CHALLENGE: In the listing below, pick out lines with "React".

---------- SOURCE DATA ----------

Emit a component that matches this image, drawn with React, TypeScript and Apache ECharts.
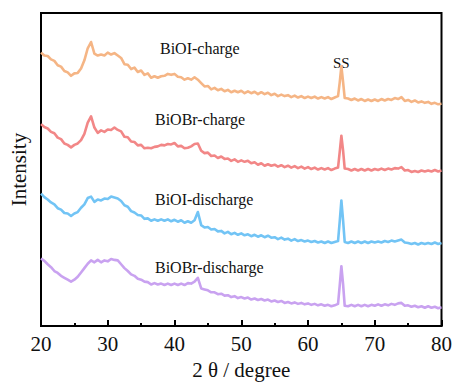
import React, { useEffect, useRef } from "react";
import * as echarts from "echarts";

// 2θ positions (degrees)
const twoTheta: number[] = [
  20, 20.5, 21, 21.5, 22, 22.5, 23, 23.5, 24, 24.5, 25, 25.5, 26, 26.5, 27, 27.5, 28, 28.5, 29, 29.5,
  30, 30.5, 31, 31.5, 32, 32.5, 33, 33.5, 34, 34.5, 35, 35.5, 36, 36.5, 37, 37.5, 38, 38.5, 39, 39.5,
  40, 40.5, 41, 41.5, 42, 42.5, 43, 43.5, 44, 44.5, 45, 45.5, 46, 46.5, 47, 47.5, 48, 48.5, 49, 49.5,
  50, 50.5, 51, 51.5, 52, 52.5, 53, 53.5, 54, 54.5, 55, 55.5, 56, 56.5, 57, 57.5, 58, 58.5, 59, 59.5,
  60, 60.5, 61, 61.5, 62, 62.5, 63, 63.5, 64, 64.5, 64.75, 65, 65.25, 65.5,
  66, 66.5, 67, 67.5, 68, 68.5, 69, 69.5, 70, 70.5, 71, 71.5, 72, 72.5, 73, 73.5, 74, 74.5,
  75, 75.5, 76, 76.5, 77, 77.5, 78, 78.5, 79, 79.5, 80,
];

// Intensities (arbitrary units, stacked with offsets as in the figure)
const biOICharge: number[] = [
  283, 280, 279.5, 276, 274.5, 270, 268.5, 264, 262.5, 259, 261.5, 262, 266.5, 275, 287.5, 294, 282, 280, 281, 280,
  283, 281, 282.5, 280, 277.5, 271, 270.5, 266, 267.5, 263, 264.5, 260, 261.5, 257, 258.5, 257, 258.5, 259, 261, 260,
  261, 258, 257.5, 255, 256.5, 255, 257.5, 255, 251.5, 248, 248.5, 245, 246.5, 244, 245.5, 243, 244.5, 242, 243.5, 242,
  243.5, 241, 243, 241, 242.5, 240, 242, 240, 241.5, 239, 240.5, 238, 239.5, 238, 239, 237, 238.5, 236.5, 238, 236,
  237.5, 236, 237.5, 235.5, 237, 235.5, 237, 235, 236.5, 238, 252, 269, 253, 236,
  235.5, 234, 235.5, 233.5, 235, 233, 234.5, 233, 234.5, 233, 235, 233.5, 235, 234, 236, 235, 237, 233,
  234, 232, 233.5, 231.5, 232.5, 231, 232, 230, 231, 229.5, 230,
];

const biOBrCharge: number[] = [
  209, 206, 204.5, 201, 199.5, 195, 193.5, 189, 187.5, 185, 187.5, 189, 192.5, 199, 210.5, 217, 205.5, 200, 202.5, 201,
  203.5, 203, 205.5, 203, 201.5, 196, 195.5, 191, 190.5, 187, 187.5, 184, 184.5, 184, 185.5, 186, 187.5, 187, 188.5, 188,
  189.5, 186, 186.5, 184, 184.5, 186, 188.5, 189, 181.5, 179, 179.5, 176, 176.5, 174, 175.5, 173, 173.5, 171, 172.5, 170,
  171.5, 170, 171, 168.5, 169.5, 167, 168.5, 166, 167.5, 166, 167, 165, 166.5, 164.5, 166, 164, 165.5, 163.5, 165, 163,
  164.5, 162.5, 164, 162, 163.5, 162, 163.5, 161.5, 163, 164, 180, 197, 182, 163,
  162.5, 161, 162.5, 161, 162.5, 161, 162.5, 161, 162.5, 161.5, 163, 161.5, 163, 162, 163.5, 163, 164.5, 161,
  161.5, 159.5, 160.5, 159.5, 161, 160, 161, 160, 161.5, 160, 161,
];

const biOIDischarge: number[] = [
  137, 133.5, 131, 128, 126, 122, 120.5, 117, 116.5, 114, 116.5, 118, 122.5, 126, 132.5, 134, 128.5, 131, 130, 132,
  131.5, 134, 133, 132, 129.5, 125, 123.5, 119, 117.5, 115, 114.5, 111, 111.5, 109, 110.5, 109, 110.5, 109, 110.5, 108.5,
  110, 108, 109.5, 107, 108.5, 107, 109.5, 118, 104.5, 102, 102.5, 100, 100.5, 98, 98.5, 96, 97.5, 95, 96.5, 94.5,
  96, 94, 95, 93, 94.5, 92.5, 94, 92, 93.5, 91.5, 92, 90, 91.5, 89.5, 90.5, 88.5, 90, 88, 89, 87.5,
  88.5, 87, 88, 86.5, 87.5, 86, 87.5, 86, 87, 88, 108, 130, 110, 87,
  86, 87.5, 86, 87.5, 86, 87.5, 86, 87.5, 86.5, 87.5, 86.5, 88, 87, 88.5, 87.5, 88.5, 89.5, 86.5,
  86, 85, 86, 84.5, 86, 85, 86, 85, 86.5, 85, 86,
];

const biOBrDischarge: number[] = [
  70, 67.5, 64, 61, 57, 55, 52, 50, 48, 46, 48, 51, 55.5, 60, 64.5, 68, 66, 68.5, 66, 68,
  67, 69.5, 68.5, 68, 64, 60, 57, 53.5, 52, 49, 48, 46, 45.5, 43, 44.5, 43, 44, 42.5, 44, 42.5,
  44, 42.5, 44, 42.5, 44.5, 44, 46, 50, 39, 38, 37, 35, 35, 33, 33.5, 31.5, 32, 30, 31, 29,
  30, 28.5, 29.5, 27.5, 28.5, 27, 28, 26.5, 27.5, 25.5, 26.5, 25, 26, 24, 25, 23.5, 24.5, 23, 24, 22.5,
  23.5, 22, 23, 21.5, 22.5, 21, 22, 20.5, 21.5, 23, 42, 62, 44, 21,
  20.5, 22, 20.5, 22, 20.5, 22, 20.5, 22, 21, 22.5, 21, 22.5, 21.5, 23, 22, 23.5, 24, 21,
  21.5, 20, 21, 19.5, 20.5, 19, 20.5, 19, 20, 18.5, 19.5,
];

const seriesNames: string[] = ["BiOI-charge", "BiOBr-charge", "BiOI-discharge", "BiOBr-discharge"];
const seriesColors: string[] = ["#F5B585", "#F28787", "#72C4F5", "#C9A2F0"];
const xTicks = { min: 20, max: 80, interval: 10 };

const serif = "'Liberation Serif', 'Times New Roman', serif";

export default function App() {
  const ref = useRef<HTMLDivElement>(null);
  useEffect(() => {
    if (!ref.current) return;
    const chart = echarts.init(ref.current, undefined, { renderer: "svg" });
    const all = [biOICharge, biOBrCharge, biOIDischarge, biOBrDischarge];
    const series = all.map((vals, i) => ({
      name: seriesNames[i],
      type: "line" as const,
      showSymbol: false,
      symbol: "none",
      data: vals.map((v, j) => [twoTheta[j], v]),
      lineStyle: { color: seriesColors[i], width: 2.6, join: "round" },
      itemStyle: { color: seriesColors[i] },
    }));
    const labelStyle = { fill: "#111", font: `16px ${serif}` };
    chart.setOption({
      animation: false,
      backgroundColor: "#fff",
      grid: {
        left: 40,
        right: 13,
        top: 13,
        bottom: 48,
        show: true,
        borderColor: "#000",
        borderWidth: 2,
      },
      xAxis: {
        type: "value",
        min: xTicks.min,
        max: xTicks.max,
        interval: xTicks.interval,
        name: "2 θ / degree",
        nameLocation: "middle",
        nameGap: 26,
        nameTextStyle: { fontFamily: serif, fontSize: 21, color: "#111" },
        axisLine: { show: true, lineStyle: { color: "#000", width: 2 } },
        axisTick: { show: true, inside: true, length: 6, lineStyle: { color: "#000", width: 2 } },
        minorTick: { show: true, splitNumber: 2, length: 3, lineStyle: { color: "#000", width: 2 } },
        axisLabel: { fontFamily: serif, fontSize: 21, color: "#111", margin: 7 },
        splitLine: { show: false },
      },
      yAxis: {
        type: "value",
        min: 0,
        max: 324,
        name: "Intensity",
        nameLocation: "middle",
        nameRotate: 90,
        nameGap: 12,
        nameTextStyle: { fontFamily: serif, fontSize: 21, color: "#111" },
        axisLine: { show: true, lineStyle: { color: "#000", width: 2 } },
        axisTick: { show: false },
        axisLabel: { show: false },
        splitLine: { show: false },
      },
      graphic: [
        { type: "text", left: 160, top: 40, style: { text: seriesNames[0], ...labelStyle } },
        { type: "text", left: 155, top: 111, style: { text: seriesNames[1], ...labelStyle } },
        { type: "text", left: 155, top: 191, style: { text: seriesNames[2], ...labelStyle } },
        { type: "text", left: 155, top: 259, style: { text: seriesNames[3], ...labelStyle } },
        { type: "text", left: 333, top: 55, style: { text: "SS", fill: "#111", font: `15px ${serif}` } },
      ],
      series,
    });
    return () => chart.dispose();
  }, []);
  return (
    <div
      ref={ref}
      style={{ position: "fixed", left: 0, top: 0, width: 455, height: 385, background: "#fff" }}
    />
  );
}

----------

TASK OUTPUT:
Emit a component that matches this image, drawn with React, TypeScript and Apache ECharts.
import React, { useEffect, useRef } from "react";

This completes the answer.